Welche typischen Beispiele für Fürsorgepflichtverletzungen gibt es aus rechtlicher Sicht?

Zu den häufigsten Fürsorgepflichtverletzungen zählen die Missachtung des Arbeitszeitgesetzes, Verstöße gegen den Arbeitsschutz (etwa fehlende Sicherheitsvorkehrungen oder mangelhafter Gesundheitsschutz), Duldung von Mobbing, sexueller Belästigung oder Diskriminierung am Arbeitsplatz sowie unberechtigte Offenlegung vertraulicher personenbezogener Daten durch den Arbeitgeber. Ebenfalls werden Fälle als Pflichtverletzung gewertet, in denen der Arbeitgeber seinen Beschäftigten ungenügend gegen Übergriffe Dritter schützt oder bei Problemen, die den Arbeitsplatz betreffen (z. B. defekte technische Arbeitsmittel, mangelhafte Heizung in Wintermonaten) nicht rechtzeitig Abhilfe schafft. In vielen Bereichen ist die Fürsorgepflicht zudem durch spezifische arbeitsrechtliche Normen, wie das Allgemeine Gleichbehandlungsgesetz (AGG), das Mutterschutzgesetz oder das Arbeitsschutzgesetz konkretisiert.

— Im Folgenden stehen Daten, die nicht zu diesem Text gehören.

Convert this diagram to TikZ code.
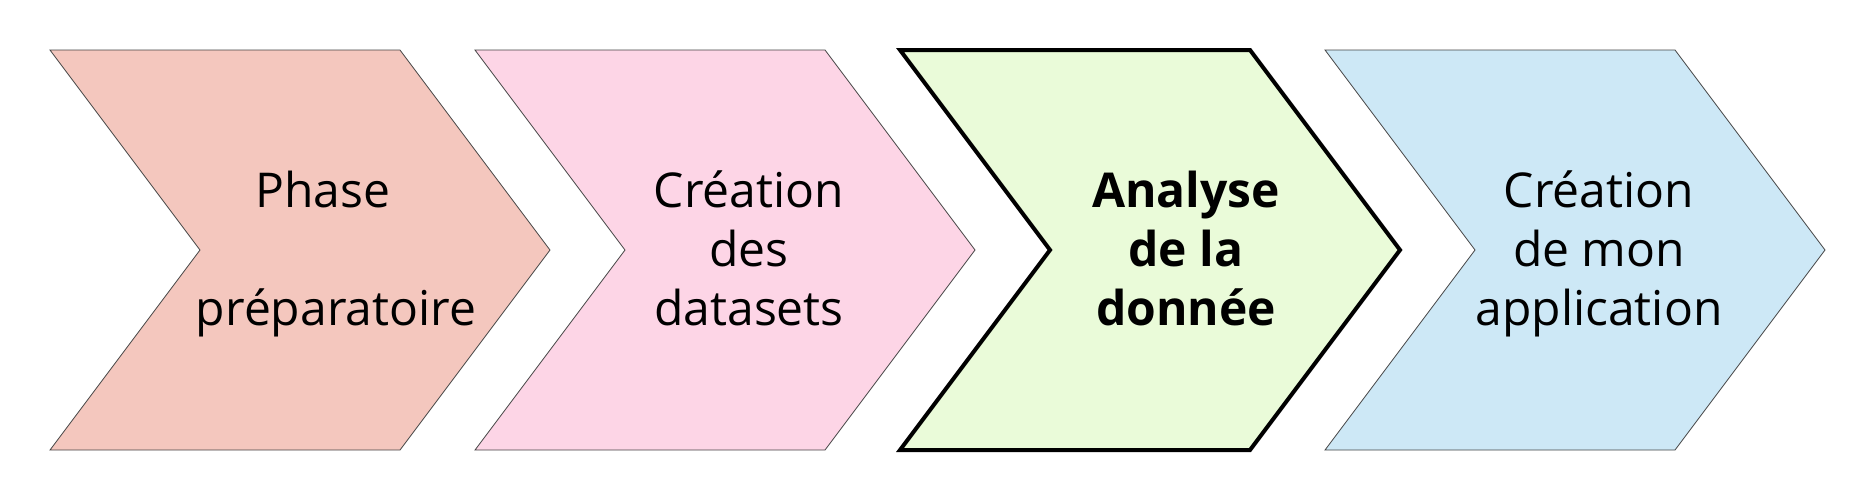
\documentclass[tikz,border=0pt]{standalone}
\usepackage{fontspec}
\setmainfont{Open Sans}
\definecolor{cA}{HTML}{F4C7BE}
\definecolor{cB}{HTML}{FDD5E6}
\definecolor{cC}{HTML}{EAFBD9}
\definecolor{cD}{HTML}{CDE8F6}
\definecolor{edge}{HTML}{444444}
\newcommand\lnstrut{\rule[-6pt]{0pt}{24pt}}
\tikzset{
  chev/.style={draw=edge, line width=0.4pt, line join=miter},
  chevbold/.style={draw=black, line width=2pt, line join=miter},
  lbl/.style={align=center, font=\fontsize{24}{29.5}\selectfont, inner sep=0pt},
}
\begin{document}
\begin{tikzpicture}[x=0.5pt,y=-0.5pt]
\useasboundingbox (0,0) rectangle (1875,500);
\foreach \l/\c/\s in {50/cA/chev,475/cB/chev,900/cC/chevbold,1325/cD/chev}{
  \path[\s, fill=\c] (\l,50) -- (\l+350,50) -- (\l+500,250) -- (\l+350,450) -- (\l,450) -- (\l+150,250) -- cycle;
}
\node[lbl] (t1) at (336,254) {\lnstrut Phase\hspace*{13pt}\\\lnstrut\\\lnstrut préparatoire};
\node[lbl] (t2) at (749,254) {\lnstrut Création\\\lnstrut des\\\lnstrut datasets};
\node[lbl, font=\fontsize{24}{29.5}\selectfont\bfseries] (t3) at (1186,254) {\lnstrut Analyse\\\lnstrut de la\\\lnstrut donnée};
\node[lbl] (t4) at (1599,254) {\lnstrut Création\\\lnstrut de mon\\\lnstrut application};
\end{tikzpicture}
\end{document}
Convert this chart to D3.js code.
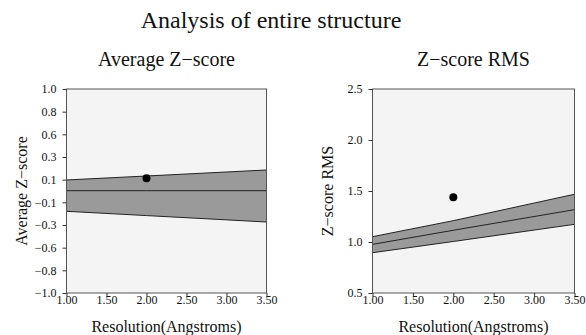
<!DOCTYPE html>
<html>
<head>
<meta charset="utf-8">
<script src="https://cdn.jsdelivr.net/npm/d3@7"></script>
<style>
  body { margin: 0; background: #fff; }
  text { font-family: "Liberation Serif", "DejaVu Serif", serif; fill: #111; }
</style>
</head>
<body>
<svg width="586" height="335"></svg>
<script>
// resolution grid used by the reference bands
const resolution = [1.0, 2.0, 3.5];
const xTicks = [1.0, 1.5, 2.0, 2.5, 3.0, 3.5];

// Average Z-score panel
const avgUpper = [0.108, 0.147, 0.206];
const avgMid = [0.003, 0.003, 0.003];
const avgLower = [-0.199, -0.241, -0.304];
const avgPoint = [2.0, 0.125];
const avgTicks = d3.range(10).map((i) => -1 + (2 * i) / 9);

// Z-score RMS panel
const rmsUpper = [1.052, 1.209, 1.468];
const rmsMid = [0.977, 1.115, 1.317];
const rmsLower = [0.895, 1.005, 1.173];
const rmsPoint = [2.0, 1.438];
const rmsTicks = [0.5, 1.0, 1.5, 2.0, 2.5];

const svg = d3.select("svg");

svg.append("text")
  .attr("x", 271).attr("y", 28)
  .attr("text-anchor", "middle")
  .style("font-size", "24px")
  .text("Analysis of entire structure");

function panel(opts) {
  const { left, right, top, bottom } = opts;
  const x = d3.scaleLinear().domain([1.0, 3.5]).range([left, right]);
  const y = d3.scaleLinear().domain(opts.domain).range([bottom, top]);
  const g = svg.append("g");

  g.append("rect")
    .attr("x", left).attr("y", top)
    .attr("width", right - left).attr("height", bottom - top)
    .attr("fill", "#f4f4f4");

  const band = resolution.map((r, i) => ({ r, lo: opts.lower[i], hi: opts.upper[i] }));
  g.append("path")
    .datum(band)
    .attr("fill", "#9a9a9a")
    .attr("d", d3.area().x((d) => x(d.r)).y0((d) => y(d.lo)).y1((d) => y(d.hi)));

  [opts.upper, opts.mid, opts.lower].forEach((vals) => {
    g.append("path")
      .datum(resolution.map((r, i) => [r, vals[i]]))
      .attr("fill", "none")
      .attr("stroke", "#222")
      .attr("stroke-width", 1)
      .attr("d", d3.line().x((d) => x(d[0])).y((d) => y(d[1])));
  });

  g.append("circle")
    .attr("cx", x(opts.point[0])).attr("cy", y(opts.point[1]))
    .attr("r", 4).attr("fill", "#000");

  g.append("rect")
    .attr("x", left).attr("y", top)
    .attr("width", right - left).attr("height", bottom - top)
    .attr("fill", "none").attr("stroke", "#555").attr("stroke-width", 1);

  const xa = g.append("g")
    .attr("transform", `translate(0,${bottom})`)
    .call(d3.axisBottom(x).tickValues(xTicks).tickFormat(d3.format(".2f")).tickSize(4).tickPadding(-2));
  const ya = g.append("g")
    .attr("transform", `translate(${left},0)`)
    .call(d3.axisLeft(y).tickValues(opts.ticks).tickFormat((d) => d3.format(".1f")(d).replace("-", "\u2212")).tickSize(4).tickPadding(6));
  [xa, ya].forEach((a) => {
    a.select(".domain").remove();
    a.selectAll("line").attr("stroke", "#333");
    a.selectAll("text").style("font-size", "12px")
      .style("font-family", "'Liberation Serif', serif").attr("fill", "#222");
  });

  g.append("text")
    .attr("x", (left + right) / 2).attr("y", 66)
    .attr("text-anchor", "middle").style("font-size", "20px")
    .text(opts.title);
  g.append("text")
    .attr("x", (left + right) / 2).attr("y", 332)
    .attr("text-anchor", "middle").style("font-size", "16px")
    .text("Resolution(Angstroms)");
  g.append("text")
    .attr("transform", `translate(${opts.ylabelX},${(top + bottom) / 2}) rotate(-90)`)
    .attr("text-anchor", "middle").style("font-size", "16px")
    .text(opts.ylabel);
}

panel({
  left: 66.5, right: 266.5, top: 89, bottom: 293,
  domain: [-1, 1], ticks: avgTicks,
  upper: avgUpper, mid: avgMid, lower: avgLower, point: avgPoint,
  title: "Average Z\u2212score", ylabel: "Average Z\u2212score", ylabelX: 27
});

panel({
  left: 372.5, right: 574.5, top: 89, bottom: 293,
  domain: [0.5, 2.5], ticks: rmsTicks,
  upper: rmsUpper, mid: rmsMid, lower: rmsLower, point: rmsPoint,
  title: "Z\u2212score RMS", ylabel: "Z\u2212score RMS", ylabelX: 333
});
</script>
</body>
</html>
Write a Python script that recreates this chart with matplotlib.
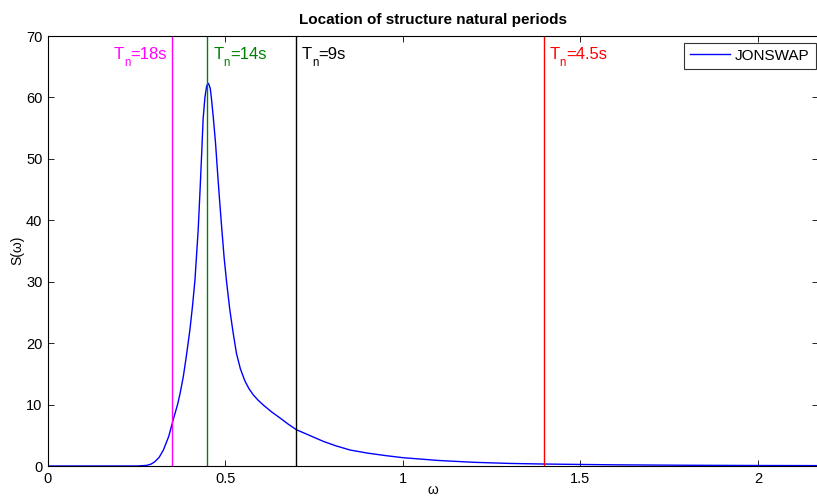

Welche Folgen kann eine Fürsorgepflichtverletzung für den Arbeitgeber haben?

Eine rechtswidrige Verletzung der Fürsorgepflicht kann erhebliche Konsequenzen für den Arbeitgeber nach sich ziehen. Neben zivilrechtlichen Ansprüchen des Arbeitnehmers auf Unterlassung und/oder Schadensersatz kann die Pflichtverletzung unter Umständen eine strafrechtliche Relevanz erreichen, insbesondere bei Straftaten wie Körperverletzung oder Nötigung am Arbeitsplatz. Darüber hinaus hat der Arbeitgeber mit Sanktionen durch die zuständigen Aufsichtsbehörden zu rechnen, etwa Bußgelder gemäß Arbeitsschutzgesetz oder Datenschutzgrundverordnung. Im Fall von Diskriminierung oder Belästigung können zudem die Ansprüche auf Entschädigung nach dem AGG entstehen. Betriebsverfassungsrechtlich kann eine nachhaltige Störung zu einer Einwirkung durch den Betriebsrat oder die Arbeitnehmervertretung führen.

Wann ist eine fristlose Eigenkündigung des Arbeitnehmers wegen Fürsorgepflichtverletzung gerechtfertigt?

Eine fristlose Eigenkündigung durch den Arbeitnehmer wegen Fürsorgepflichtverletzung ist gemäß § 626 BGB gerechtfertigt, wenn ein wichtiger Grund vorliegt, der es dem Arbeitnehmer unzumutbar macht, das Arbeitsverhältnis auch nur bis zum Ablauf der Kündigungsfrist fortzusetzen. Ein solcher Grund kann etwa in der wiederholten Duldung von Mobbing, schweren Verstößen gegen den Arbeits- und Gesundheitsschutz, sexueller Belästigung oder anderen erheblichen Vertragsverletzungen des Arbeitgebers liegen, sofern der Arbeitgeber trotz Beschwerde keine geeigneten Abhilfemaßnahmen ergreift. Die Kündigung muss zeitnah erfolgen, nachdem der Arbeitnehmer von der schwerwiegenden Pflichtverletzung Kenntnis erlangt hat, andernfalls verwirkt er das Recht zur fristlosen Kündigung.

Gibt es eine Verjährungsfrist für Ansprüche aus Fürsorgepflichtverletzungen?

Ansprüche aus der Verletzung der Fürsorgepflicht unterliegen grundsätzlich der regelmäßigen Verjährungsfrist gemäß § 195 BGB von drei Jahren, beginnend mit dem Schluss des Jahres, in dem der Arbeitnehmer von der Verletzung Kenntnis erlangt oder ohne grobe Fahrlässigkeit hätte erlangen müssen. In Sonderfällen, wie etwa bei Körperschäden oder Schadensersatzansprüchen aus unerlaubter Handlung, können abweichende Verjährungsfristen Anwendung finden (§ 199 BGB). Tarifliche oder einzelvertragliche Regelungen können im Einzelfall kürzere Ausschlussfristen vorsehen, weshalb eine zeitnahe Durchsetzung von Ansprüchen ratsam ist.